Taïwan et son détroit focalisent les divergences stratégiques entre la Chine et l’île indépendantiste soutenue par les États-Unis. Ceux-ci disposent de Sous-marins nucléaires d’attaque qui assurent une mission dissuasive face à la marine chinoise. D’où le choix de l’Australie de se doter de SNA dans le cadre de l’alliance AUKUS.
L’avenir du statu quo et de la paix dans le détroit de Taïwan
The Future of the Status Quo and Peace in the Taiwan Strait
Taiwan and the Taiwan Strait are the focus of the strategic divergence between China and the breakaway island supported by the United States. The US has SSNs which conduct a deterrent mission against the Chinese Navy, hence the Australian decision to acquire SSNs in the framework of the AUKUS alliance.
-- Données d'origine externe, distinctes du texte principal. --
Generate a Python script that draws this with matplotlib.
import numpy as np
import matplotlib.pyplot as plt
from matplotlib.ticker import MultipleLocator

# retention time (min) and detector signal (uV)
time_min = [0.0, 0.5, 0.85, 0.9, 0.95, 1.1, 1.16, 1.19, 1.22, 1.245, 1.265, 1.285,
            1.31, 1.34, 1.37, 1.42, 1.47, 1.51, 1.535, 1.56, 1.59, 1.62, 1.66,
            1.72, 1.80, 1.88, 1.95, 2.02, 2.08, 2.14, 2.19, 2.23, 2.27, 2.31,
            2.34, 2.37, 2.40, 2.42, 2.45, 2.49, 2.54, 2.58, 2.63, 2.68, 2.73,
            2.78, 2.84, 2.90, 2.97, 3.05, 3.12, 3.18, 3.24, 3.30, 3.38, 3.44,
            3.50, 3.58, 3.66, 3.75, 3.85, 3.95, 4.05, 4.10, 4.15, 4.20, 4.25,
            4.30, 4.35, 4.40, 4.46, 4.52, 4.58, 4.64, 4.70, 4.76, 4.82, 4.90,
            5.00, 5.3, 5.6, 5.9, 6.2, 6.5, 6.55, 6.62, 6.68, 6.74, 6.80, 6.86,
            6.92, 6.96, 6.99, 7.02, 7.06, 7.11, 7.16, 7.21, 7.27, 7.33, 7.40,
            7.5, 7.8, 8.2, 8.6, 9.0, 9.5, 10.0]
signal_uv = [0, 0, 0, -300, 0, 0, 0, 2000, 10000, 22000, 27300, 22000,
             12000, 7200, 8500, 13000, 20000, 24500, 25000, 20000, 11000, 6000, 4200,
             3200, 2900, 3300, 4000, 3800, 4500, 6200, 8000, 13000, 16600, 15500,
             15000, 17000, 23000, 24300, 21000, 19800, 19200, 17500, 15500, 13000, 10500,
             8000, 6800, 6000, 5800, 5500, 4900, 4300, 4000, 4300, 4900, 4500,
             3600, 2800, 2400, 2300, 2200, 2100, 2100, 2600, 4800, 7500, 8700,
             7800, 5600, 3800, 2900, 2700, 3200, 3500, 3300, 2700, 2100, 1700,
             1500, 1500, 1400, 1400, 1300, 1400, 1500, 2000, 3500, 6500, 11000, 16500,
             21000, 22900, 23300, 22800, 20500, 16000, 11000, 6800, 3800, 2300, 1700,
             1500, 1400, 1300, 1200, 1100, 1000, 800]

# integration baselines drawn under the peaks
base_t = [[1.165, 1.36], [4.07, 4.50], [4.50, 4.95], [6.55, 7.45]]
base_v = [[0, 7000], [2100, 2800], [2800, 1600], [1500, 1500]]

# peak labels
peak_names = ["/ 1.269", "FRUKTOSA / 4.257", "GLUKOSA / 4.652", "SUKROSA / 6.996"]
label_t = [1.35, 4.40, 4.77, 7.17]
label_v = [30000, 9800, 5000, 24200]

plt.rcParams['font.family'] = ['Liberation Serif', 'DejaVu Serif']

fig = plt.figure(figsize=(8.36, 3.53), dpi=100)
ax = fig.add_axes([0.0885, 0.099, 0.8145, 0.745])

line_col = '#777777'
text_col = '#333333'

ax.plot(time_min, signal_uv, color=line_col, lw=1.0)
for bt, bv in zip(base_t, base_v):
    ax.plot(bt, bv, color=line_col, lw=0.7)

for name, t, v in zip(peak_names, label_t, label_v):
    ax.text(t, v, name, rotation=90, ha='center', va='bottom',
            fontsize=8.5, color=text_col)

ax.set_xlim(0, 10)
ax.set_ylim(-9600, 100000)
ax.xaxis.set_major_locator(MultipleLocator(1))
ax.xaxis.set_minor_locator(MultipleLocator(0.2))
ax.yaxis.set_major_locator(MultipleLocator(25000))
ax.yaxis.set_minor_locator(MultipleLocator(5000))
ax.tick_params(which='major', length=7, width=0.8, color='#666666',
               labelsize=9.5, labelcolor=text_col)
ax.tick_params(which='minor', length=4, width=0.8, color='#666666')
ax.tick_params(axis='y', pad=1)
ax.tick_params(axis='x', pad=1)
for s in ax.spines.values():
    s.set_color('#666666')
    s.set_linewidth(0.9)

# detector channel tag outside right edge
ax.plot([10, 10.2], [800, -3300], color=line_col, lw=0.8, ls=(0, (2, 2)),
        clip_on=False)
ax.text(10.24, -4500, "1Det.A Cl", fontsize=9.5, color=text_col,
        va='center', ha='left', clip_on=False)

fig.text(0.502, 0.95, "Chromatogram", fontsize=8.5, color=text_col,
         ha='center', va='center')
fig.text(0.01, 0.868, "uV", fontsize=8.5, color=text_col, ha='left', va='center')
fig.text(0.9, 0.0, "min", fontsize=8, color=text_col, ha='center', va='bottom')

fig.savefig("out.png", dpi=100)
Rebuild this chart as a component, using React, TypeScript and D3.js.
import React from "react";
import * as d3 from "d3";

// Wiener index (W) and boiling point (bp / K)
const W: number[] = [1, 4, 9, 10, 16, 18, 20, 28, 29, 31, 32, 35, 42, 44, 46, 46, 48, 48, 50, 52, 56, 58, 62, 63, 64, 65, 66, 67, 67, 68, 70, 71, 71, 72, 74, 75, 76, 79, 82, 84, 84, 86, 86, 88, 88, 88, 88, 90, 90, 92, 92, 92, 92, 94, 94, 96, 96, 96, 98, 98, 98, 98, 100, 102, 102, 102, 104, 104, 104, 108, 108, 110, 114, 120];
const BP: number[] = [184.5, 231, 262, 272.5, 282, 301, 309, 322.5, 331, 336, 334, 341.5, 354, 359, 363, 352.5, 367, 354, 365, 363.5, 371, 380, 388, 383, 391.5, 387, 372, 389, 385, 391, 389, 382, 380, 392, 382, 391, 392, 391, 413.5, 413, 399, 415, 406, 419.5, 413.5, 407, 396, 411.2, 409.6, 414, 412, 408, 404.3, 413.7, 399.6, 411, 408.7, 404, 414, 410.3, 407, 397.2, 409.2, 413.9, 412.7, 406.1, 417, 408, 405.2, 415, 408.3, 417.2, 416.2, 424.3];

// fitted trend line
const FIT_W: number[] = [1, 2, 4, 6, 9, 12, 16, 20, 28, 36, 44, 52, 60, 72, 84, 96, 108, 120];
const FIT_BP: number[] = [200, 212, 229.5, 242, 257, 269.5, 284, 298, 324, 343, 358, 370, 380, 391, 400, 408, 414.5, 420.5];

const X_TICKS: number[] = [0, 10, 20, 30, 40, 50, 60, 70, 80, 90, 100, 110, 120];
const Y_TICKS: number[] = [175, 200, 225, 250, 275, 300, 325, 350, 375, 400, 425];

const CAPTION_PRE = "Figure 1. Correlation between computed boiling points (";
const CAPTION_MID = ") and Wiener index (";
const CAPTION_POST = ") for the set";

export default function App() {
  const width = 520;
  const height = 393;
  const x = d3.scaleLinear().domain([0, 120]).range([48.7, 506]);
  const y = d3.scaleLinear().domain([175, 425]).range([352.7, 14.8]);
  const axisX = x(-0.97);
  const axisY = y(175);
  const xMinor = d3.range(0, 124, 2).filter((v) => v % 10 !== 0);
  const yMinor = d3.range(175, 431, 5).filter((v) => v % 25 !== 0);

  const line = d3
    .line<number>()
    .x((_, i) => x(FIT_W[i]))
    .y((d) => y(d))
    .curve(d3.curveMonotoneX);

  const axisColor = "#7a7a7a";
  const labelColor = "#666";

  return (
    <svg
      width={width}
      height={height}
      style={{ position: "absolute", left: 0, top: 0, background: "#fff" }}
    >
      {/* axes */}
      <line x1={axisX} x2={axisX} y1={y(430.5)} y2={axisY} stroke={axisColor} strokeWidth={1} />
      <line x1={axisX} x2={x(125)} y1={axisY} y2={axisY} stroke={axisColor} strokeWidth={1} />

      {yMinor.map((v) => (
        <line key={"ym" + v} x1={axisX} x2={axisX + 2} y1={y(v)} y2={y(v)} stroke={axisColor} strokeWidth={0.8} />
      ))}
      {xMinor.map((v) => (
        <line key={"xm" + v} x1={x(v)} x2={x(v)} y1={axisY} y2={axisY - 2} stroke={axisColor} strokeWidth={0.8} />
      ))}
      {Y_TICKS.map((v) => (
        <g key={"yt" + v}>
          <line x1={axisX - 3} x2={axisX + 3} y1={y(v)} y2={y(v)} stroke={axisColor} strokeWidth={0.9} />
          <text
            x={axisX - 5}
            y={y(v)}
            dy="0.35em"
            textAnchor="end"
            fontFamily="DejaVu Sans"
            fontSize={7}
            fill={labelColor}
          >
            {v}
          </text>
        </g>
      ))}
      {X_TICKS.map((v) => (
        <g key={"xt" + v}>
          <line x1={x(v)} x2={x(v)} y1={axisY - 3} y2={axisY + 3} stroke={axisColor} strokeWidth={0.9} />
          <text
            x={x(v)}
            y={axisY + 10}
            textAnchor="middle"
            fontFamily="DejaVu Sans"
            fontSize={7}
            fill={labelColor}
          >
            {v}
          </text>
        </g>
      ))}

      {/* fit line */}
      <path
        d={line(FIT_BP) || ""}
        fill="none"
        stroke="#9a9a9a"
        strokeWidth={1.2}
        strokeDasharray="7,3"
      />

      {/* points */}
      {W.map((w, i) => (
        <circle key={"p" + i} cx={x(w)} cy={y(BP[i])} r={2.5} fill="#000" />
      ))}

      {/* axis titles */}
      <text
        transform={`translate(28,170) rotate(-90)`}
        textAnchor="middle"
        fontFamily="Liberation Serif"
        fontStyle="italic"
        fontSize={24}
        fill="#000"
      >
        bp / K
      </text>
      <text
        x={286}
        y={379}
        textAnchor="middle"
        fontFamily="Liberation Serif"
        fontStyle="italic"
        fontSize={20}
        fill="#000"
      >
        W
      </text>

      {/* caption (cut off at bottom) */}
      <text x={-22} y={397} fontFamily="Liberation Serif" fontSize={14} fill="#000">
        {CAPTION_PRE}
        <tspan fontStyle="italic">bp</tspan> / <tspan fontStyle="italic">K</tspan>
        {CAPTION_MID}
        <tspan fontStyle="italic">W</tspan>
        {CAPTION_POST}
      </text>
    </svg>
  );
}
Sans le risque d’une guerre lancée par la Chine pour absorber Taïwan, et sans la perte irrémédiable de la suprématie aéronavale américaine dans le détroit, causée par les progrès de l’Armée populaire de libération (APL), l’AUKUS n’aurait peut-être jamais vu le jour. Le choix de l’Australie de développer des sous- marins nucléaires d’attaque en coopération avec les États-Unis et la Grande-Bretagne, au prix d’un partenariat de confiance avec la France dans l’Indopacifique, est le choix de se donner une capacité d’opérer au sein de la première chaîne d’îles, et de peser sur ceux de la Chine. La question de Taïwan est bien centrale comme justification stratégique de l’AUKUS. Or, sur le court terme, les bénéfices de l’AUKUS pour la sécurité dans le détroit ne seront pas tangibles avant la fin des années 2030 – l’horizon le plus optimiste pour la mise à l’eau du premier SNA, si le programme est mené jusqu’au bout (1). À plus long terme pourtant, l’AUKUS met en lumière deux dimensions importantes du maintien de la paix dans le détroit : le rôle crucial des SNA pour dissuader la Chine de lancer une attaque amphibie, et l’importance pour les États-Unis de bâtir une coalition capable d’intervenir militairement dans un scénario taïwanais, et disposant d’une supériorité technologique.
Meilleur système pour opérer au sein de la première chaîne d’île, y compris dans les eaux peu profondes du détroit de Taïwan et de la mer de Chine du Sud, les SNA sont au cœur du dispositif de dissuasion américain, et jouent un rôle d’autant plus important que l’APL dispose de capacités antinavires et antiaériennes très crédibles dans cet espace. Pourquoi les États-Unis n’ont-ils pas opté pour l’accélération de leur propre programme de construction de SNA de classe « Virginia » ? La réponse tient à la notion de coalition en construction. Les États-Unis élargissent à l’échelle de l’Indopacifique leur compétition militaire avec la Chine. Il s’agit de répondre à leur perte de la suprématie aéronavale au sein de la première chaîne d’îles, qui les oblige à repenser leur dissuasion, y compris dans le sens de la supériorité technologique. La conclusion nuance l’importance de l’AUKUS pour la défense du statu quo dans le détroit de Taïwan. Dans les années 2020, le succès de l’AUKUS se mesurera surtout à l’innovation trilatérale de défense. Plus décisives pour le futur de la paix dans le détroit de Taïwan seront les leçons que les autorités militaires chinoises et taïwanaises sauront tirer de la guerre russe contre l’Ukraine.
Le rôle dissuasif des SNA dans le détroit de Taïwan
Lors de la dernière crise militaire dans le détroit de Taïwan, en 1995-1996, l’armée taïwanaise disposait d’une supériorité aérienne sur l’APL. Les États-Unis avaient pu déployer deux porte-avions à proximité de Taïwan pour dissuader la Chine d’aller à l’escalade, alors qu’elle avait choisi de répondre aux premières élections présidentielles taïwanaises au suffrage universel direct et à l’approfondissement des relations Taïwan/États-Unis par dix tirs de missiles balistiques DF-15 aux alentours de l’île, accompagnés d’exercices militaires de grande échelle sur la côte du Fujian (2).